The ransomware group Black Basta has been observed by researchers aggressively using the QakBot trojan to target primarily companies based in the United States.
In a Wednesday threat alert, the Cybereason researchers said they began observing Nov. 14 that more than 10 customer environments were infected by a particularly aggressive campaign using QakBot to gain initial entry and often led to the Black Basta ransomware being deployed. The infections began with phishing emails that led to malicious URLs.
The group emerged in April and has targeted companies in the U.S., Canada, UK, Australia and New Zealand, primarily using double-extortion tactics.
QakBot has been used to steal financial data, but also installs a backdoor allowing the threat actor to drop additional malware, namely ransomware, the researchers said.
In their post, the Cybereason researchers detail how an attack scenario started from a QakBot infection, which resulted in Cobalt Strike being loaded on multiple machines before the ransomware was deployed.

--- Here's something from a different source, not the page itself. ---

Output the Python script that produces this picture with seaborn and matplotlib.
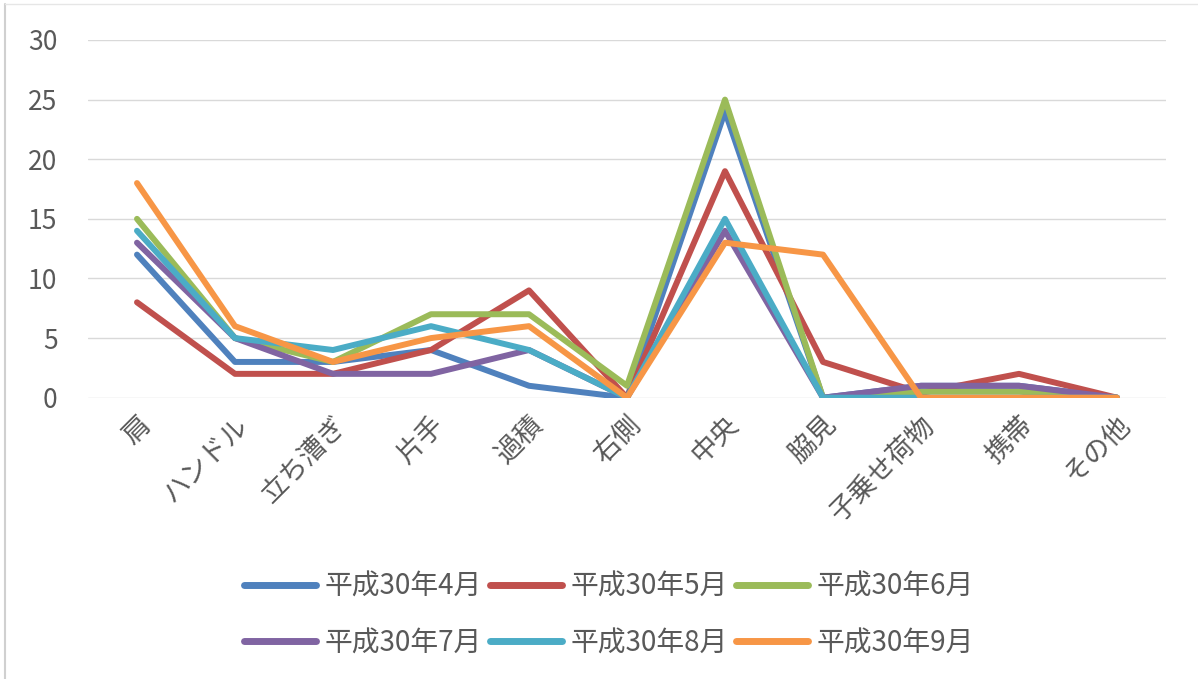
import matplotlib
matplotlib.use("Agg")
import matplotlib.pyplot as plt
import seaborn as sns
import pandas as pd
from matplotlib.lines import Line2D

# Violation categories along the x axis
categories = ["肩", "ハンドル", "立ち漕ぎ", "片手", "過積", "右側",
              "中央", "脇見", "子乗せ荷物", "携帯", "その他"]

# Monthly counts per category
h30_04 = [12, 3, 3, 4, 1, 0, 24, 0, 1, 1, 0]
h30_05 = [8, 2, 2, 4, 9, 0, 19, 3, 0.4, 2, 0]
h30_06 = [15, 5, 3, 7, 7, 1, 25, 0, 0.5, 0.5, 0]
h30_07 = [13, 5, 2, 2, 4, 0, 14, 0, 1, 1, 0]
h30_08 = [14, 5, 4, 6, 4, 0, 15, 0, 0, 0, 0]
h30_09 = [18, 6, 3, 5, 6, 0, 13, 12, 0, 0, 0]

series_names = ["平成30年4月", "平成30年5月", "平成30年6月",
                "平成30年7月", "平成30年8月", "平成30年9月"]
series_values = [h30_04, h30_05, h30_06, h30_07, h30_08, h30_09]
colors = ["#4F81BD", "#C0504D", "#9BBB59", "#8064A2", "#4BACC6", "#F79646"]

y_ticks = [0, 5, 10, 15, 20, 25, 30]

rows = []
for name, vals in zip(series_names, series_values):
    for i, v in enumerate(vals):
        rows.append({"idx": i, "category": categories[i], "value": v, "month": name})
df = pd.DataFrame(rows)

sns.set_theme(style="white")
plt.rcParams["font.family"] = ["Noto Sans CJK JP", "DejaVu Sans"]

fig = plt.figure(figsize=(11.98, 6.79), dpi=100)
fig.patch.set_facecolor("white")
ax = fig.add_axes([88 / 1198, 1 - 397.7 / 679, 1078 / 1198, 357.7 / 679])

sns.lineplot(data=df, x="idx", y="value", hue="month", hue_order=series_names,
             palette=colors, linewidth=4.3, ax=ax, legend=False, sort=False,
             solid_capstyle="round", solid_joinstyle="round")

ax.set_xlim(-0.5, len(categories) - 0.5)
ax.set_ylim(0, 30)
ax.set_yticks(y_ticks)
ax.set_yticklabels([str(t) for t in y_ticks])
ax.set_xticks(range(len(categories)))
ax.set_xticklabels(categories, rotation=45, ha="right", va="top",
                   rotation_mode="anchor")
ax.set_xlabel("")
ax.set_ylabel("")

ax.grid(axis="y", color="#D9D9D9", linewidth=1.0)
ax.grid(axis="x", visible=False)
ax.set_axisbelow(True)
for s in ax.spines.values():
    s.set_visible(False)
ax.tick_params(axis="y", length=0, pad=22, labelsize=19, labelcolor="#595959")
ax.tick_params(axis="x", length=0, pad=10, labelsize=19.5, labelcolor="#595959")

# legend filled row by row: 4,5,6 on top, 7,8,9 below
order = [0, 3, 1, 4, 2, 5]
handles = [Line2D([0], [0], color=colors[k], linewidth=5, solid_capstyle="round")
           for k in order]
labels = [series_names[k] for k in order]
fig.legend(handles, labels, loc="center", ncol=3,
           bbox_to_anchor=(609 / 1198, 1 - 615 / 679), frameon=False,
           fontsize=20, labelcolor="#595959", handlelength=2.6,
           handletextpad=0.3, columnspacing=0.3, labelspacing=0.95)

# chart frame edges
fig.add_artist(Line2D([5 / 1198, 5 / 1198], [0, 1 - 4 / 679], color="#D0D0D0",
                      linewidth=1.5, transform=fig.transFigure))
fig.add_artist(Line2D([5 / 1198, 1], [1 - 4 / 679, 1 - 4 / 679], color="#E6E6E6",
                      linewidth=1.0, transform=fig.transFigure))

fig.savefig("out.png", dpi=100, facecolor="white")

The researchers also said they observed a tactic on more than one victim who was locked out of the network by disabling DNS services, making recovery more difficult.

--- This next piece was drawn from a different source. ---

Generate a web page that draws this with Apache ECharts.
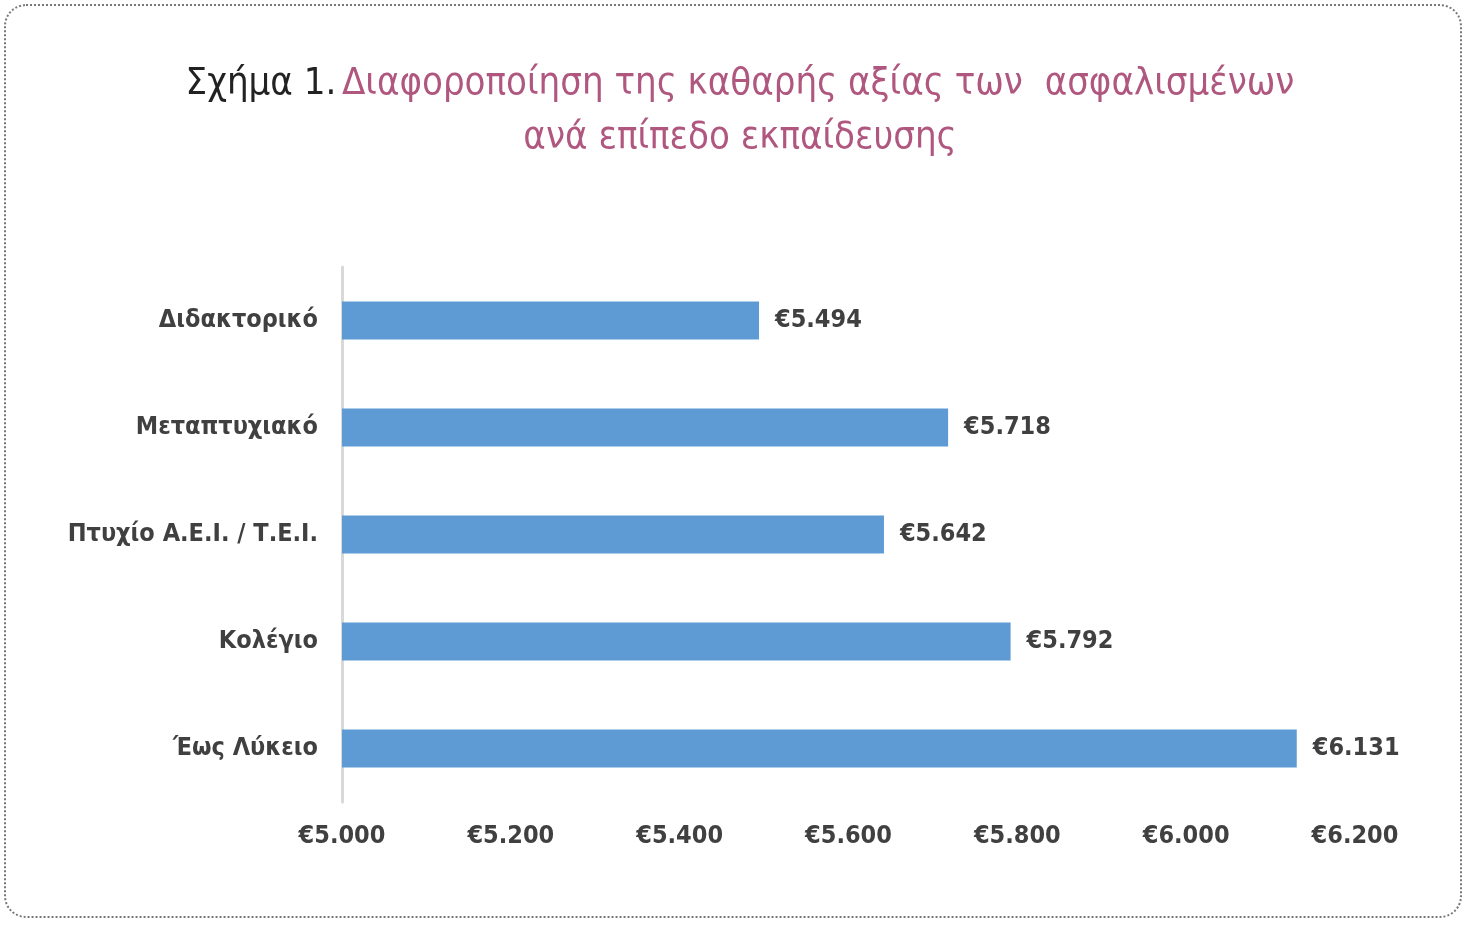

They noted that the threat actor obtained domain administrator privileges in less than two hours and moved to ransomware deployment in less than 12 hours.
“Given all of these observations, we recommend that security and detection teams keep an eye out for this campaign, since it can quickly lead to severe IT infrastructure damage.”
Cybereason has indicators of compromise (IoCs), including a list of IP addresses to block, as well as recommendations for its customers, at the blog post.